Little Red Dot, Blue Planet, Green Guardians: How The SAF Protects The Earth
STORY: Chris Toh
31 May 2021
Unless you’ve been taking cover under a rock, you’d have read that, in order to meet the goals of the Singapore Green Plan 2030, the Ministry of Defence (MINDEF) and the Singapore Armed Forces (SAF) are ramping up their efforts to go green (insert your favourite “but they already wear Temasek Green” joke here).
Just like how any good fire-and-movement consists of three phases, the SAF is tackling this challenge with a three-pronged manoeuvre: reduce carbon emissions, reduce water consumption and reduce waste.
Of course, this depends on when replacements are available and cost-effective, “and without any loss of operational effectiveness, compromise in security or sharp rise in defence spending", said Minister for Defence Dr Ng Eng Hen.
But there are already plans afoot to ensure that we not only sustain a viable military defence force, but one that will help protect our planet as well.
Greening the infrastructure
One way of doing this is to have green buildings in camps and bases (and we don’t mean camouflage them).
MINDEF had already commissioned net zero energy buildings at Kranji and Seletar camps last year, and buildings in 12 SAF camps have had solar panels installed to generate power. More of these panels will be added to double the use of solar power, which according to reports, can generate enough electricity in a year to power 12,500 four-room households – that’s more than the half the number of flats in Bishan.

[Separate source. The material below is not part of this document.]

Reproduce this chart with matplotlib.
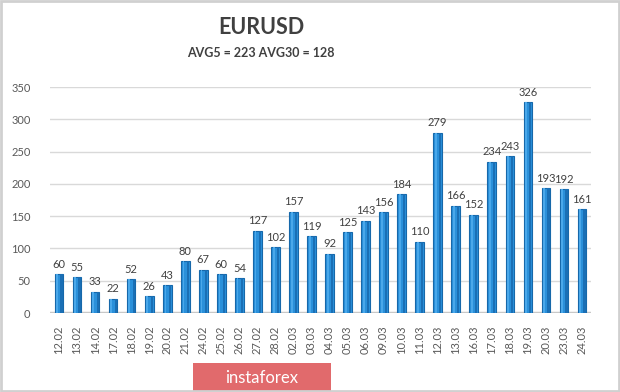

MINDEF also aims to attain the Green Mark Platinum Super-Low Energy standards for all new large and retrofitted buildings, which is expected to reduce carbon dioxide emissions by 40 per cent come 2030.
Fewer car-borne emissions, too
Dr Ng also said that the Army will starts to replace its entire fleet of 400 administrative vehicles that chug petrol or diesel with hybrid ones by 2023, before having fully electric ones by 2030 – once enough charging facilities for these vehicles are set up. We’re talking up to a two-third reduction of carbon emissions per vehicle.
At sea, the Navy’s newer vessels like the Littoral Mission Vessels will have energy-efficient LED lights and ozone-free water-mist fire suppression systems. It will also explore using garbage converters to reduce waste volume. The RSAF will be trialling the use of green aviation fuel for some of its F-16s to test its efficacy and efficiency.
Making new waves with water
When it comes to water, the idea is to reduce water consumption by 10 per cent. Not drinking water per se - which, you know, is essential to staying alive - but water used for things like washing vehicles and sanitation.
There have been rainwater harvesting systems already set up in selected camps, and these systems will continue to be rolled out wherever possible, along with water recycling systems that will also continue to be progressively upgraded.
Also, the water fittings in camps – like taps, piping and so on – will be replaced with more efficient ones that have at least three ticks under the Water Efficiency Labelling Scheme. (The more ticks means the less water is used.)
Don’t anyhow throw things away
You’ll also be encouraged to recycle whatever you can. Including drink cans. You’ll probably see an increase in the number of recycling bins in the camps and bases; even as the SAF starts to ramp up its recycling and repurposing of electronic waste, waste oil, chemicals and scrap metal.
Then there’s food wastage. While one of the best ways to not waste food is to not take more than what you can eat, other processes are already in place to manage food wastage. Right now, there are food segregation machines and recycling systems in 14 cookhouses where the segregated food waste is collected and sent to be processed into biogas for energy generation. By 2024, this idea is to have all cookhouses adopt this system.
If everything goes according to plan, such waste will be reduced by 30 per cent in 2030.
Do your very best
If there are two words that can describe this new attitude, it’s “take ownership”. Basically, the idea is that this plan will only work if everyone ensures that they do their part, from camp commanders all the way down.
Dr Ng had already urged all units to be empowered to contribute its best efforts, saying that commanders should benchmark their unit against others, and make more informed decisions for a greener SAF.
Already, smart utility metering systems will be installed in all buildings, so that each unit knows how much it is producing in emissions, waste and water consumption. And there will be a new SAF Sustainability Office set up to guide and ensure the sustainability of these green efforts.
Who knows, maybe along the with Best Combat Unit competition, perhaps there could be a “Best Green Unit” competition, too. Whatever the measures taken though, one thing is clear: done correctly, the positive effects of going green – just like having a good total defence force – can sustain us in the long run.
We just need to make sure we get everything right in the short run.